Items from a data source
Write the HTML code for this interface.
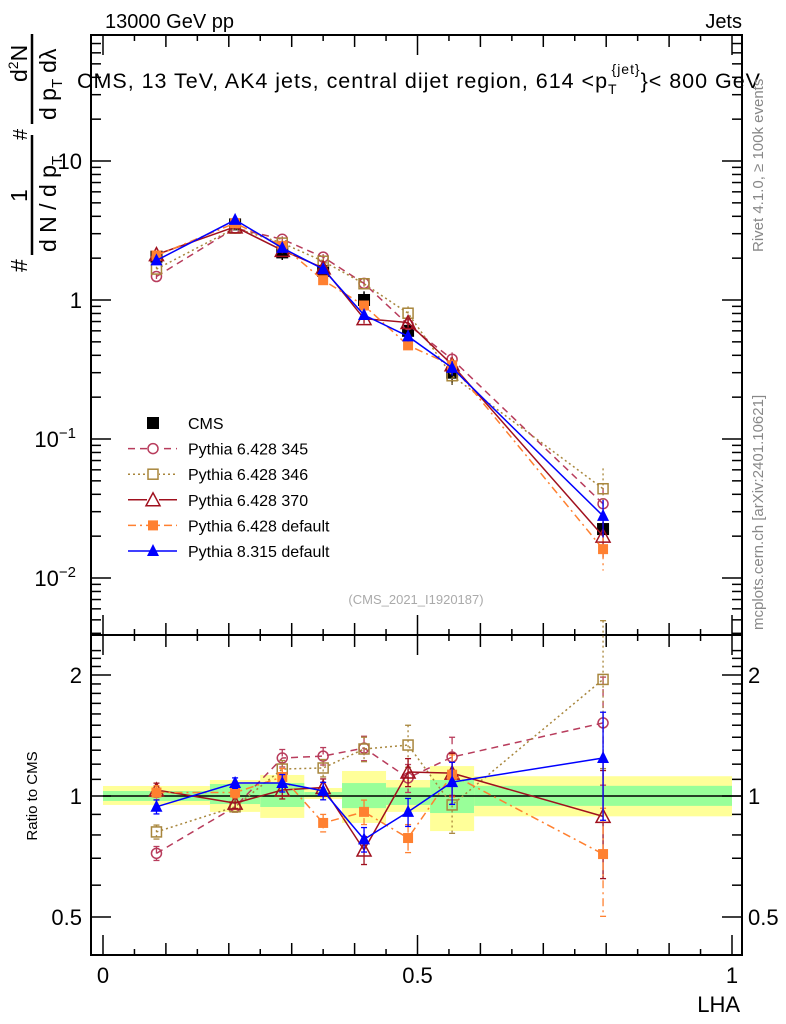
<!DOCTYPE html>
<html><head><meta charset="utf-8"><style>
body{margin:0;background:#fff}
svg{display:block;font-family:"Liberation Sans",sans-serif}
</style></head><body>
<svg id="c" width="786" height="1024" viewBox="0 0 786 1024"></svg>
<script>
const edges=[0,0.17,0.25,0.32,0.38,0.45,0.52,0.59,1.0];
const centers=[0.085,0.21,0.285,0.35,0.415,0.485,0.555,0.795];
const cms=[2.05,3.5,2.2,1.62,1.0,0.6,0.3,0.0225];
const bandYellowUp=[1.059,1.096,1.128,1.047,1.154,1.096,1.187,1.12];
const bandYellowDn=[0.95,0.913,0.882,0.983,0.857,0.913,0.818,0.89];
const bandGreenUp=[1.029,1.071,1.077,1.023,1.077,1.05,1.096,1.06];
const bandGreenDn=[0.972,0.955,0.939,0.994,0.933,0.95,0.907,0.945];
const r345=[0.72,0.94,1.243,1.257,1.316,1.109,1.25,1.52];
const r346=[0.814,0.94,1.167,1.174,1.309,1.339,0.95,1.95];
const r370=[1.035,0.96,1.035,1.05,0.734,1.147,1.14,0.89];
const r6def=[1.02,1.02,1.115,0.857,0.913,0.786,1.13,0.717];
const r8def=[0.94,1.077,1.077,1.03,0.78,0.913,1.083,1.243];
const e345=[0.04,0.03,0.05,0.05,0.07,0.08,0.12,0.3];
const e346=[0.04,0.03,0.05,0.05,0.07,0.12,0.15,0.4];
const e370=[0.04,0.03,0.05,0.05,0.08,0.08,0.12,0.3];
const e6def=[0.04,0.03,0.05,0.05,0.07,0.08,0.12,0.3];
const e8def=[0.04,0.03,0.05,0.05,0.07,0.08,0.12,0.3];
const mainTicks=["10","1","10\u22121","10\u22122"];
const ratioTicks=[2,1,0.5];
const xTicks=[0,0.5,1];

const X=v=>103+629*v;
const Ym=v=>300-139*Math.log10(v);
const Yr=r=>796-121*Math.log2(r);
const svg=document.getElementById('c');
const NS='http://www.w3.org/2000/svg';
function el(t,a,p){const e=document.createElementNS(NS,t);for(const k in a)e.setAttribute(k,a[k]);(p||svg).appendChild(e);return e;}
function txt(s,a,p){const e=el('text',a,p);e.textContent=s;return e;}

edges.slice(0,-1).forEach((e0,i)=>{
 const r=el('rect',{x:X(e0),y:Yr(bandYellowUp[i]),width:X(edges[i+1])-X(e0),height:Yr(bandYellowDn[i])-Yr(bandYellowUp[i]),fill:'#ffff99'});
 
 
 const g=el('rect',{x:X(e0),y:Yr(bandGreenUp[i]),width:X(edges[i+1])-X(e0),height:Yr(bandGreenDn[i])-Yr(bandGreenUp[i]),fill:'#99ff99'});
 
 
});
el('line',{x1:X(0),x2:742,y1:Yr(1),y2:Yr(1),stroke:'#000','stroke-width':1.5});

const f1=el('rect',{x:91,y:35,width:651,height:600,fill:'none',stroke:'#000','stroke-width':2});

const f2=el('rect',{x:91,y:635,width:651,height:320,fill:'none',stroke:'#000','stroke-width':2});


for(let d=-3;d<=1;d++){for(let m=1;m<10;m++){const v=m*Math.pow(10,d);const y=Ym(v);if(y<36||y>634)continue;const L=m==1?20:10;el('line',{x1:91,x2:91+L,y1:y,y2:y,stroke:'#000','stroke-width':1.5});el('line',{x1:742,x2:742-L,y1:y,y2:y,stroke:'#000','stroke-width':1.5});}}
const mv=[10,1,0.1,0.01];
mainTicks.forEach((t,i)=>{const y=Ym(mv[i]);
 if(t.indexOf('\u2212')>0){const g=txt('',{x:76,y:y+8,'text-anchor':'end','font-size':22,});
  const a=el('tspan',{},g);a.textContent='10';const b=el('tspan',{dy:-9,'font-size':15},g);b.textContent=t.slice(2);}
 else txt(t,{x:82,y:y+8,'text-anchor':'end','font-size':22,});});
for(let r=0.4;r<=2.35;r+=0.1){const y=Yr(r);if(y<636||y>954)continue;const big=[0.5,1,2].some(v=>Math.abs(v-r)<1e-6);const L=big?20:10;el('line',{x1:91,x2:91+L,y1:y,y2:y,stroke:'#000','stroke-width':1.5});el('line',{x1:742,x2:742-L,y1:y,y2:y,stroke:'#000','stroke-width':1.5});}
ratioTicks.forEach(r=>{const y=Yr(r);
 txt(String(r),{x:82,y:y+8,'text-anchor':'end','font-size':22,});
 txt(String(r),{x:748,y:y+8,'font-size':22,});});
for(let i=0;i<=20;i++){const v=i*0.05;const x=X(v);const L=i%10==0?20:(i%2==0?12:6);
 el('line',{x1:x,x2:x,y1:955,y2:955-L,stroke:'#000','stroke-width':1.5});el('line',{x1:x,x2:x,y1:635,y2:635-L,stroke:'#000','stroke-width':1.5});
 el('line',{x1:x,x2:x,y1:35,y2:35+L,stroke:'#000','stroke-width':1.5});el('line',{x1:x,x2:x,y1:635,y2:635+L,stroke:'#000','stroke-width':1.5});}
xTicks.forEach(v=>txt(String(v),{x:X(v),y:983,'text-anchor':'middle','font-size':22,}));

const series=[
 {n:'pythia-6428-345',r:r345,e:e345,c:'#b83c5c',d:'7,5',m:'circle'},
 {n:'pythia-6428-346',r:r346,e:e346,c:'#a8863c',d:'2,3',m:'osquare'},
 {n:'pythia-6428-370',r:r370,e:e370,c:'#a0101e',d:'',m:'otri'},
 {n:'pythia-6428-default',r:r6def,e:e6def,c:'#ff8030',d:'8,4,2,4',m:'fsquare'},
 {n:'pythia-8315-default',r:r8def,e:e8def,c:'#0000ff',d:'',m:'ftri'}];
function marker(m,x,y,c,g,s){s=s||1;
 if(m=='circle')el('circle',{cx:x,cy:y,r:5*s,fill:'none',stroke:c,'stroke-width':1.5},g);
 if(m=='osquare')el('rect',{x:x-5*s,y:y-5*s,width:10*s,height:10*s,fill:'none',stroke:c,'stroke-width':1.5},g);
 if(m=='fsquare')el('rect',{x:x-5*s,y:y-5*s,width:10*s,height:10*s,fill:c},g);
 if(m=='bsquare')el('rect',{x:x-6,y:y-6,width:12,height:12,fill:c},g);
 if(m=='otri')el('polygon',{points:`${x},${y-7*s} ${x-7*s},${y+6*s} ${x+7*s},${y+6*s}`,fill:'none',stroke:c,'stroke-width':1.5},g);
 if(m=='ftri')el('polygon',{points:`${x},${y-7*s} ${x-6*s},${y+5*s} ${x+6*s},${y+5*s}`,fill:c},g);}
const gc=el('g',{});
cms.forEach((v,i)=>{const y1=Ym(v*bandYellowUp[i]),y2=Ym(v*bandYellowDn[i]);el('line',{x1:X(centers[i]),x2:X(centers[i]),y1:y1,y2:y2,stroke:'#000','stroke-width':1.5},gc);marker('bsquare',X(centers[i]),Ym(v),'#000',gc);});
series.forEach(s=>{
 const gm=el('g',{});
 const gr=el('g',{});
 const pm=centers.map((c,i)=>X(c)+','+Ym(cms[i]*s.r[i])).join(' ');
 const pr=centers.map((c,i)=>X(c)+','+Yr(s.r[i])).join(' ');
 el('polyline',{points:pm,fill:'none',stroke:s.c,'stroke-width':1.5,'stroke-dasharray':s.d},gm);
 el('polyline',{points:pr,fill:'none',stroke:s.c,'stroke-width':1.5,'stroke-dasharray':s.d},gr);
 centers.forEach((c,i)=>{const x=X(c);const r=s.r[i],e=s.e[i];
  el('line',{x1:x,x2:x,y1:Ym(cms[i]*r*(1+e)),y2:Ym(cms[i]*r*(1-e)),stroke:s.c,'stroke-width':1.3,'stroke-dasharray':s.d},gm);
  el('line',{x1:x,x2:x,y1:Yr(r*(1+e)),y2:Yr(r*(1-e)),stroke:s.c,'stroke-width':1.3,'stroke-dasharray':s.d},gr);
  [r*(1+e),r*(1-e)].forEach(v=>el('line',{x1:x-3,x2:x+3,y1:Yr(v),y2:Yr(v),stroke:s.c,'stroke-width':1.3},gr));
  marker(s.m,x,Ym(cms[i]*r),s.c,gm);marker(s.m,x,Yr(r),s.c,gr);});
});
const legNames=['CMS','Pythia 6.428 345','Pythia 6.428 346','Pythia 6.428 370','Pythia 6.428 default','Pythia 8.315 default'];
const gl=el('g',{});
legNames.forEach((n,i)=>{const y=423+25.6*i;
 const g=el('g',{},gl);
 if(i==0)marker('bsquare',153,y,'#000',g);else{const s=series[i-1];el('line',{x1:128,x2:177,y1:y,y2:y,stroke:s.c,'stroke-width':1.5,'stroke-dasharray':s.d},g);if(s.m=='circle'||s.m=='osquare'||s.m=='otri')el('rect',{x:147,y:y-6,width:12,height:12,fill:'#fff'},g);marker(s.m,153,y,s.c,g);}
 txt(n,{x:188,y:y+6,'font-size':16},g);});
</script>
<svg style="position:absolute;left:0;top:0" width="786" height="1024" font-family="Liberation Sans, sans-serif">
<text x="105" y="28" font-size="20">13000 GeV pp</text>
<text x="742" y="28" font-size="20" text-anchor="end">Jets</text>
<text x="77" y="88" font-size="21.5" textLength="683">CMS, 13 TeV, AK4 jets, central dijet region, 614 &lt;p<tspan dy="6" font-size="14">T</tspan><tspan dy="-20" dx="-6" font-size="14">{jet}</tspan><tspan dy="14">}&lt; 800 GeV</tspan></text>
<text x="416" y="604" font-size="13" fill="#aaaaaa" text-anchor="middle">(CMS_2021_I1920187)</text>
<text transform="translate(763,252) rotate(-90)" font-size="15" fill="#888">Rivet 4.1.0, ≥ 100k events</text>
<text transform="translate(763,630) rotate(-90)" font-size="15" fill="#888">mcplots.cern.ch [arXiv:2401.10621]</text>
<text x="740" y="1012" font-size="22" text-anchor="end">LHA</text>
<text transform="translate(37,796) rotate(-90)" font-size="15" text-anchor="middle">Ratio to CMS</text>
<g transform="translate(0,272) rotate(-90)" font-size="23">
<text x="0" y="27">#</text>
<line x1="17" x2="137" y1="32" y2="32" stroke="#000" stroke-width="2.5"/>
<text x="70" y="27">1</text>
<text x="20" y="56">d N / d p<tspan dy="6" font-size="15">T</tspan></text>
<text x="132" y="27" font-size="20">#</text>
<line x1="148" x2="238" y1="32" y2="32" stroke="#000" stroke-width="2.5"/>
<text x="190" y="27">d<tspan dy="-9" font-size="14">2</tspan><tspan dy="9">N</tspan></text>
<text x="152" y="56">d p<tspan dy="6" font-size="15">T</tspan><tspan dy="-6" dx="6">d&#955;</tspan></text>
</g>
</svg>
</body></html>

...

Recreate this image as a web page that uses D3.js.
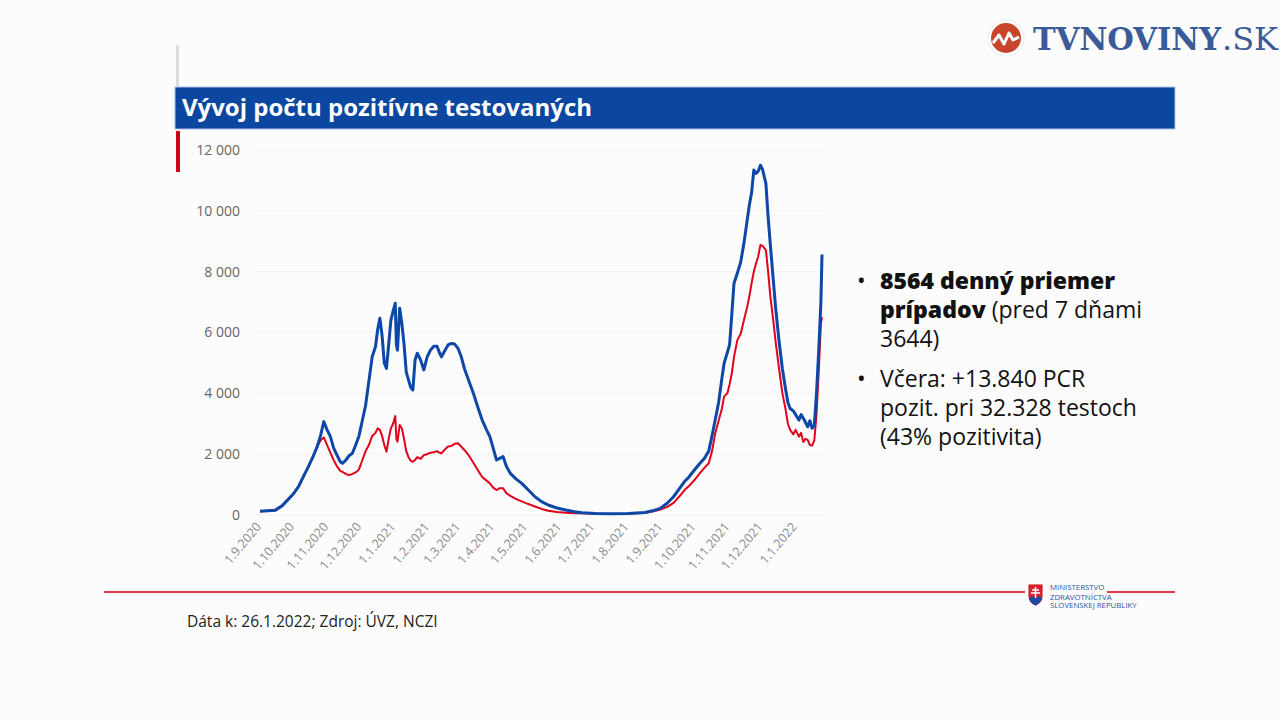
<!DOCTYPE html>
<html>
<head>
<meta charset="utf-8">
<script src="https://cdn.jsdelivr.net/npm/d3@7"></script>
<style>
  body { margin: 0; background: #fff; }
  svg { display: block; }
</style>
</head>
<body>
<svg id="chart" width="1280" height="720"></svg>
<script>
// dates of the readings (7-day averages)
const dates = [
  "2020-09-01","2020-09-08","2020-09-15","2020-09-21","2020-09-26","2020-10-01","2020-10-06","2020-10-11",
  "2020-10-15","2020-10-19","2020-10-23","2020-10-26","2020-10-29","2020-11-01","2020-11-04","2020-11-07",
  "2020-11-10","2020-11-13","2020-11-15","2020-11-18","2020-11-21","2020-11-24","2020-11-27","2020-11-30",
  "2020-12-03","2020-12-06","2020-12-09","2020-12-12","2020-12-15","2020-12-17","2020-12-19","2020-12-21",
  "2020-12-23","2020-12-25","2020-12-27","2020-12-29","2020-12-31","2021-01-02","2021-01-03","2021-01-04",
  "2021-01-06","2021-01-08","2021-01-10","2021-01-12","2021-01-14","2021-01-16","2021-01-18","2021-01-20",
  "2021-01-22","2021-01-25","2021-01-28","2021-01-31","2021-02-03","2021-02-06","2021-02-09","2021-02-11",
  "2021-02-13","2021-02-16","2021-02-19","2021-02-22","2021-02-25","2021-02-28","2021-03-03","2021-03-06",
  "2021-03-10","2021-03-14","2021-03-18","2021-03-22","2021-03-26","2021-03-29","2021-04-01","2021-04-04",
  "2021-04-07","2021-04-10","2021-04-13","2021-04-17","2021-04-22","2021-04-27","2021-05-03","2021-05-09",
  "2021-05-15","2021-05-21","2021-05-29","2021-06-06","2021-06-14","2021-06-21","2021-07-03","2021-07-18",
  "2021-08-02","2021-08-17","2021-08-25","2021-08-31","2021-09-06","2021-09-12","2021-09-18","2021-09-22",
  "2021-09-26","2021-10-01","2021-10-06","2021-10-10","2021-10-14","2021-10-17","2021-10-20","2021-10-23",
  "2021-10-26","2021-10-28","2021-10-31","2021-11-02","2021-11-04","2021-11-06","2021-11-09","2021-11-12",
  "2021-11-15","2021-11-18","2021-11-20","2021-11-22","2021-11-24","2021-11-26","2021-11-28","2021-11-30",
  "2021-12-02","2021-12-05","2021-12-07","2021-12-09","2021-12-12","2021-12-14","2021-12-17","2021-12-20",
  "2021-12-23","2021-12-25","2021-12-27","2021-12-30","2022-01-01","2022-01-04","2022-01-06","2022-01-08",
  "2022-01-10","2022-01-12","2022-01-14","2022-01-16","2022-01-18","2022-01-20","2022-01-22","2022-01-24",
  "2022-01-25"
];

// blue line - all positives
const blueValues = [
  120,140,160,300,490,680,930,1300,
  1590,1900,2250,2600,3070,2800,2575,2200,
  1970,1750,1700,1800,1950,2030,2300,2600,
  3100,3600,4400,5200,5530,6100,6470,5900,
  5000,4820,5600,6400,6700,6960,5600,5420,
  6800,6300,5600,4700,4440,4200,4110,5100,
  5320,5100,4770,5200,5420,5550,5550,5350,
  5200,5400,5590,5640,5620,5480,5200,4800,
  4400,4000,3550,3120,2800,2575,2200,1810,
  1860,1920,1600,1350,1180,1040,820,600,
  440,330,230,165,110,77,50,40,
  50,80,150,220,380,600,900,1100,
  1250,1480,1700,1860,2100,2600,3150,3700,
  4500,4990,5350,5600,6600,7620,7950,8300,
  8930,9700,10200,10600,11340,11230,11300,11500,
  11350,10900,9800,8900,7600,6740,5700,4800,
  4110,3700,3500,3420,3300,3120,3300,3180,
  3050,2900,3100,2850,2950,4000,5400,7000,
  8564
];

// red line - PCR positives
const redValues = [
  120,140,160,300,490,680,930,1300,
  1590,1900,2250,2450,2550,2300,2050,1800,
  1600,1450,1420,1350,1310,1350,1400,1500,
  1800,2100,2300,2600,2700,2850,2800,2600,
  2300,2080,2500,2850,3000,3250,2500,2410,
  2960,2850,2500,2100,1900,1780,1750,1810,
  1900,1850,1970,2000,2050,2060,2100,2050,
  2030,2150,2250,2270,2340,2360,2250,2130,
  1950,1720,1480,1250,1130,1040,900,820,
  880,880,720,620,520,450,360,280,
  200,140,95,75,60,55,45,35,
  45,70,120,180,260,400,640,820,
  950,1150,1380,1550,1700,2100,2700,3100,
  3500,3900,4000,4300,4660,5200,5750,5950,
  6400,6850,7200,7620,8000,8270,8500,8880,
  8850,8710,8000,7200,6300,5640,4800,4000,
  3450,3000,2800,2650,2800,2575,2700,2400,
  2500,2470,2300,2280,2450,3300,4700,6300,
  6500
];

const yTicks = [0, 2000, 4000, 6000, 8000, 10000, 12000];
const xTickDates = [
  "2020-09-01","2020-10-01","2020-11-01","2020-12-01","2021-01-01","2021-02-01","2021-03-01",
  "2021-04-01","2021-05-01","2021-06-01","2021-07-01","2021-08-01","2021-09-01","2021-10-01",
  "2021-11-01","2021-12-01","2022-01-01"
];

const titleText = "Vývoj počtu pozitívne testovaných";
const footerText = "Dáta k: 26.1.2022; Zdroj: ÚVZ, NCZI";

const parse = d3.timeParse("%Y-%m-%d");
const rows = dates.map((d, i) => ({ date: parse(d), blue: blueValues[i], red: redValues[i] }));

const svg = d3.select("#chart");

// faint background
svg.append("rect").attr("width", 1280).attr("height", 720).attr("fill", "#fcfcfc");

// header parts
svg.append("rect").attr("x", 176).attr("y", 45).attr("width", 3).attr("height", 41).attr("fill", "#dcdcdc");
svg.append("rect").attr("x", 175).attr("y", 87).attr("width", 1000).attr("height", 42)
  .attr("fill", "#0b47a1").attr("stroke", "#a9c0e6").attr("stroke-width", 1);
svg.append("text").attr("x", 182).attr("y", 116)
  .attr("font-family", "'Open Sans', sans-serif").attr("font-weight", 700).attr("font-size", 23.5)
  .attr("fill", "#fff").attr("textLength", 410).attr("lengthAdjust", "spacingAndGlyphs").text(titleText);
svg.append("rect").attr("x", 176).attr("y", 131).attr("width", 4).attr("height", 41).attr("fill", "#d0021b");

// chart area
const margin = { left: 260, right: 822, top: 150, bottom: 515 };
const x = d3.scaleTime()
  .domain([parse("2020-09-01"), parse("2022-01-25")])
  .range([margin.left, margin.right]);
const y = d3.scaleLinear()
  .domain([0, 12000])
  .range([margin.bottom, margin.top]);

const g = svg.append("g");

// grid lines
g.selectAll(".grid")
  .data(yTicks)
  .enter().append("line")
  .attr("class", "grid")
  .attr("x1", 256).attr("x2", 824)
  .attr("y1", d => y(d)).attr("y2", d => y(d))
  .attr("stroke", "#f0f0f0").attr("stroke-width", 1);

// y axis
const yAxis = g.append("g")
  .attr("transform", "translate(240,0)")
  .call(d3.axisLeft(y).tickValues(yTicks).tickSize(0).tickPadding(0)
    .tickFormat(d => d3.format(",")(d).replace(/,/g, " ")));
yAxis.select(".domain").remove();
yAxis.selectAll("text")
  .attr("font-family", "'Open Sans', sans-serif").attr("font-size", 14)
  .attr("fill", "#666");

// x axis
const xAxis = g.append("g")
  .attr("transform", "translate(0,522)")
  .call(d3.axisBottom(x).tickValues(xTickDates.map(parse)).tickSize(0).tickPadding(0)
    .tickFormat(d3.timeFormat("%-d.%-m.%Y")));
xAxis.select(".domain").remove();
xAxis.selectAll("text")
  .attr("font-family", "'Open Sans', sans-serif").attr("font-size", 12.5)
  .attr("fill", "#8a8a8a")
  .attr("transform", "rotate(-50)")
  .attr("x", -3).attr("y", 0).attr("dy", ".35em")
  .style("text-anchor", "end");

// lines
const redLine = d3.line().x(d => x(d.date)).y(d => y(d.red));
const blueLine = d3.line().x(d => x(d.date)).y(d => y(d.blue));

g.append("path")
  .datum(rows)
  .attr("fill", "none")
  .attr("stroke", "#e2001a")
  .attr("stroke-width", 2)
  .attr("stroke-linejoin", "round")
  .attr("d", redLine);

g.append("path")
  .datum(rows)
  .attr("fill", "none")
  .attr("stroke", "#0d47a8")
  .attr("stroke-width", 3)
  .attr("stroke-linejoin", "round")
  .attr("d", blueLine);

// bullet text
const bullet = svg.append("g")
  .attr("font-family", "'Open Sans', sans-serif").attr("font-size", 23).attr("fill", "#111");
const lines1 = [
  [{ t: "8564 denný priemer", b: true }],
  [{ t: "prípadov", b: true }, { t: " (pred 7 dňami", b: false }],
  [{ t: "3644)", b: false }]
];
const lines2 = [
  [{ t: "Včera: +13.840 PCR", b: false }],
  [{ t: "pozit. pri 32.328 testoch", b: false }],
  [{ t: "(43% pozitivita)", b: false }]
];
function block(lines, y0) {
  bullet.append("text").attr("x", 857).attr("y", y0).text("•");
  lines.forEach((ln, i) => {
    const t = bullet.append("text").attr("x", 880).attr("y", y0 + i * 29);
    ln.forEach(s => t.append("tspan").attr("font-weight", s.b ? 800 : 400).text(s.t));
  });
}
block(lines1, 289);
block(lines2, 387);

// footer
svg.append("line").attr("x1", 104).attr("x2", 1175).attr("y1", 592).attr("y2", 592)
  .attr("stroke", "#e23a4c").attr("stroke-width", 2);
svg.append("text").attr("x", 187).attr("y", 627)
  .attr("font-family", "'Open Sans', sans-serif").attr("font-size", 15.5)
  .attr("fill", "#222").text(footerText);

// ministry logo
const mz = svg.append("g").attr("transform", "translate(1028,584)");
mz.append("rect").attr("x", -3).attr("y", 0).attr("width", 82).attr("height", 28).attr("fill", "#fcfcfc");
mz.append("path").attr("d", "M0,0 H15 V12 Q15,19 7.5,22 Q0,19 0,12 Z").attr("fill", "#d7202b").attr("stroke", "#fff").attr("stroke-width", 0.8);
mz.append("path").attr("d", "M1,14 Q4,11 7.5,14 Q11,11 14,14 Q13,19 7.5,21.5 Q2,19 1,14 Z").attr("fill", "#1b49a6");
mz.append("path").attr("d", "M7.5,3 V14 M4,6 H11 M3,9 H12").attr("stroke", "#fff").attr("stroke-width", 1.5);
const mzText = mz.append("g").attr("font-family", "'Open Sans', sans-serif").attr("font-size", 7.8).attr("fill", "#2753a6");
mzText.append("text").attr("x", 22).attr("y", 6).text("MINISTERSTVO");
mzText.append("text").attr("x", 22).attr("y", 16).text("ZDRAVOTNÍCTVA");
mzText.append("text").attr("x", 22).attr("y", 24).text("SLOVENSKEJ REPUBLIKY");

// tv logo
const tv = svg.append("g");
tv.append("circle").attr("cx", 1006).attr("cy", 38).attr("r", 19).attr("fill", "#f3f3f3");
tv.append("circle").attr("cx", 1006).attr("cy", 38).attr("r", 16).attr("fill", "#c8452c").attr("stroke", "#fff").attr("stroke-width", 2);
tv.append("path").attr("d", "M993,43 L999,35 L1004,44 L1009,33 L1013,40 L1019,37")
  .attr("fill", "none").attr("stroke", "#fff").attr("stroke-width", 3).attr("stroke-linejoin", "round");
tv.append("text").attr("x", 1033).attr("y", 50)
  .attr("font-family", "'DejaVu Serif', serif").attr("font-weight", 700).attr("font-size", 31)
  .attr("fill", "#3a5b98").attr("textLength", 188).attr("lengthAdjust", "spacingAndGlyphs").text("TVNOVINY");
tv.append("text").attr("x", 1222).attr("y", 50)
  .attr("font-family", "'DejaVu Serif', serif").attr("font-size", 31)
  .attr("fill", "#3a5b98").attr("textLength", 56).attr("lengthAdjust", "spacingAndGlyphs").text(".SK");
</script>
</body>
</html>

▶ _What the task asks_
Pictures excluded, give again exactly and only the lines of the material above from the line with "Write the HTML code for this interface." through the line with "const xTicks=[0,0.5,1];".

▶ _In response_
Write the HTML code for this interface.
<!DOCTYPE html>
<html><head><meta charset="utf-8"><style>
body{margin:0;background:#fff}
svg{display:block;font-family:"Liberation Sans",sans-serif}
</style></head><body>
<svg id="c" width="786" height="1024" viewBox="0 0 786 1024"></svg>
<script>
const edges=[0,0.17,0.25,0.32,0.38,0.45,0.52,0.59,1.0];
const centers=[0.085,0.21,0.285,0.35,0.415,0.485,0.555,0.795];
const cms=[2.05,3.5,2.2,1.62,1.0,0.6,0.3,0.0225];
const bandYellowUp=[1.059,1.096,1.128,1.047,1.154,1.096,1.187,1.12];
const bandYellowDn=[0.95,0.913,0.882,0.983,0.857,0.913,0.818,0.89];
const bandGreenUp=[1.029,1.071,1.077,1.023,1.077,1.05,1.096,1.06];
const bandGreenDn=[0.972,0.955,0.939,0.994,0.933,0.95,0.907,0.945];
const r345=[0.72,0.94,1.243,1.257,1.316,1.109,1.25,1.52];
const r346=[0.814,0.94,1.167,1.174,1.309,1.339,0.95,1.95];
const r370=[1.035,0.96,1.035,1.05,0.734,1.147,1.14,0.89];
const r6def=[1.02,1.02,1.115,0.857,0.913,0.786,1.13,0.717];
const r8def=[0.94,1.077,1.077,1.03,0.78,0.913,1.083,1.243];
const e345=[0.04,0.03,0.05,0.05,0.07,0.08,0.12,0.3];
const e346=[0.04,0.03,0.05,0.05,0.07,0.12,0.15,0.4];
const e370=[0.04,0.03,0.05,0.05,0.08,0.08,0.12,0.3];
const e6def=[0.04,0.03,0.05,0.05,0.07,0.08,0.12,0.3];
const e8def=[0.04,0.03,0.05,0.05,0.07,0.08,0.12,0.3];
const mainTicks=["10","1","10\u22121","10\u22122"];
const ratioTicks=[2,1,0.5];
const xTicks=[0,0.5,1];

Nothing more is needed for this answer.